Al-Qaeda's participation in the Iraqi violence has figured particularly heavily in recent administration arguments for a continued U.S. troop presence there, because White House strategists regard it as a politically salable reason for staying and continuing to fight.
Some terrorism analysts say Bush has used inflated rhetoric to depict al-Qaeda in Iraq as part of the same group of extremists that attacked the United States on Sept. 11 -- noting that the group did not exist until after the U.S.-led invasion of Iraq in 2003. These analysts say Bush also has overlooked the contribution that U.S. actions have made to the growth of al-Qaeda in Iraq, which has been described as kind of a franchise of the main al-Qaeda network headed by bin Laden.
Paul R. Pillar, a former CIA analyst who has been involved in previous intelligence estimates, said that the administration has correctly identified the danger posed by al-Qaeda in Iraq and that there are indeed links between the Iraq group and the larger international terrorist network. But he said the White House is drawing the wrong conclusion, and argued instead that it is the U.S. presence in Iraq that is fueling the terrorists' cause.
"Iraq matters because it has become a cause celebre and because groups like al-Qaeda in Iraq and al-Qaeda central exploit the image of the United States being out to occupy Muslim lands," Pillar said.

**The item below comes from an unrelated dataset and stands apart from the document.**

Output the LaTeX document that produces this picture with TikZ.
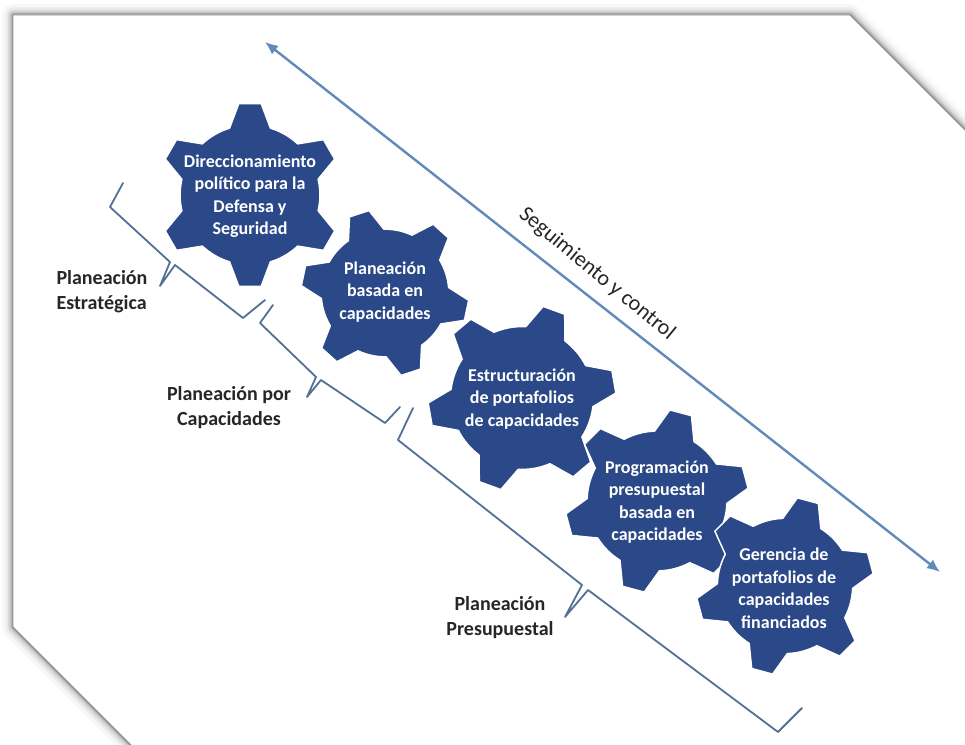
\documentclass[tikz,border=0pt]{standalone}
\usepackage{fontspec}
\setmainfont{Carlito}
\usetikzlibrary{arrows.meta}
\definecolor{cogblue}{RGB}{43,73,136}
\definecolor{arrowblue}{RGB}{98,138,184}
\definecolor{bracegray}{RGB}{84,112,150}
\definecolor{labelgray}{RGB}{38,38,38}

% cog wheel: centre x, centre y, outer radius, angle of the first tooth
\newcommand\cogwheel[4]{%
  \begin{scope}[shift={(#1,#2)}]
    \pgfmathsetmacro\cogin{0.76*#3}
    \filldraw[cogshape] ({#4-17}:\cogin pt)
      \foreach \k in {0,...,5}{
        -- ({#4+60*\k-17}:\cogin pt) -- ({#4+60*\k-7}:#3 pt)
        -- ({#4+60*\k+7}:#3 pt) -- ({#4+60*\k+17}:\cogin pt)
        arc[start angle={#4+60*\k+17}, end angle={#4+60*\k+43}, radius=\cogin pt]
      } -- cycle;
  \end{scope}}

\begin{document}
\begin{tikzpicture}[x=1pt,y=1pt,
  cogshape/.style={fill=cogblue, draw=white, line width=1.5pt, line join=round},
  cogtext/.style={text=white, font=\bfseries\fontsize{18}{22.5}\selectfont, align=center},
  phase/.style={text=labelgray, font=\bfseries\fontsize{20}{25}\selectfont},
  bracket/.style={draw=bracegray, line width=1.8pt, line join=round, line cap=round},
  cycleline/.style={draw=arrowblue, line width=2.4pt,
    {Latex[length=13pt,width=11pt]}-{Latex[length=13pt,width=11pt]}},
]
\useasboundingbox (0,0) rectangle (965,744);
\fill[white] (0,0) rectangle (965,744);

% sheet with cut corners and a soft shadow
\begin{scope}
  \clip (0,0) rectangle (965,744);
  \foreach \w/\o in {22/0.03, 15/0.05, 10/0.07, 6/0.10, 3/0.16}{
    \draw[black, opacity=\o, line width=\w pt, line join=round]
      (13,729) -- (850,729) -- (1150,429) -- (1150,-60) -- (190,-60) -- (13,117) -- cycle;}
  \filldraw[fill=white, draw=black!45, line width=0.8pt, line join=round]
      (13,729) -- (850,729) -- (1150,429) -- (1150,-60) -- (190,-60) -- (13,117) -- cycle;
\end{scope}

% monitoring arrow
\coordinate (cycstart) at (265,702);
\coordinate (cycend) at (940,172);
\draw[cycleline] (cycend) -- (cycstart);
\node[text=labelgray, font=\fontsize{22}{26}\selectfont, rotate=-39.5]
  (cyclabel) at (597,470) {Seguimiento y control};

% cog wheels
\cogwheel{250}{549}{92}{30}
\cogwheel{385}{451}{84}{48}
\cogwheel{522}{346}{94}{10}
\cogwheel{657}{243}{92}{15}
\cogwheel{785}{158}{89}{15}

\node[cogtext] (g1) at (250,548) {Direccionamiento\\político para la\\Defensa y\\Seguridad};
\node[cogtext] (g2) at (385,452) {Planeación\\basada en\\capacidades};
\node[cogtext] (g3) at (522,345) {Estructuración\\de portafolios\\de capacidades};
\node[cogtext] (g4) at (657,242) {Programación\\presupuestal\\basada en\\capacidades};
\node[cogtext] (g5) at (784,156) {Gerencia de\\portafolios de\\capacidades\\financiados};

% phase brackets
\draw[bracket] (123,561) -- (110,537) -- (170,482) -- (160,458) -- (175,479) -- (243,426) -- (265,444);
\draw[bracket] (273,439) -- (260,421) -- (316,367) -- (307,347) -- (321,364) -- (385,321) -- (400,337);
\draw[bracket] (413,336) -- (398,304) -- (582,159) -- (565,127) -- (588,154) -- (778,12) -- (802,36);

% phase labels
\node[phase, anchor=west, align=left] (p1) at (53,452) {Planeación\\Estratégica};
\node[phase, align=center] (p2) at (229,336) {Planeación por\\Capacidades};
\node[phase, align=center] (p3) at (500,126) {Planeación\\Presupuestal};
\end{tikzpicture}
\end{document}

Referring to al-Qaeda in Iraq, Clinton administration official Daniel S. Benjamin, who has written books and articles on international terrorism, said: "These are bad guys. These are jihadists." He added: "That doesn't mean we [should] stay in Iraq the way we have been, because we are not making the situation any better. We're creating terrorists in Iraq, we are creating terrorists outside of Iraq who are inspired by what's going on in Iraq. . . . The longer we stay, the more terrorists we create."
To paraphrase Molly Ivins, we are deep inside a nasty hole in the ground from which we have to escape, yet we are trying to dig down to find a way out. That is what is known as a counter-productive strategy. You don't win a fight by making your enemy stronger. But that is exactly what we are doing.
As Diane Rhem's guests made so clear, getting out of Iraq will be very difficult. But as the new NIE points out, our presence in Iraq is contributing to our ultimate defeat there, while offering no possibility of actually winning.
We should be working to defeat the Jihadists, not to strengthen them. It really is time for us to go.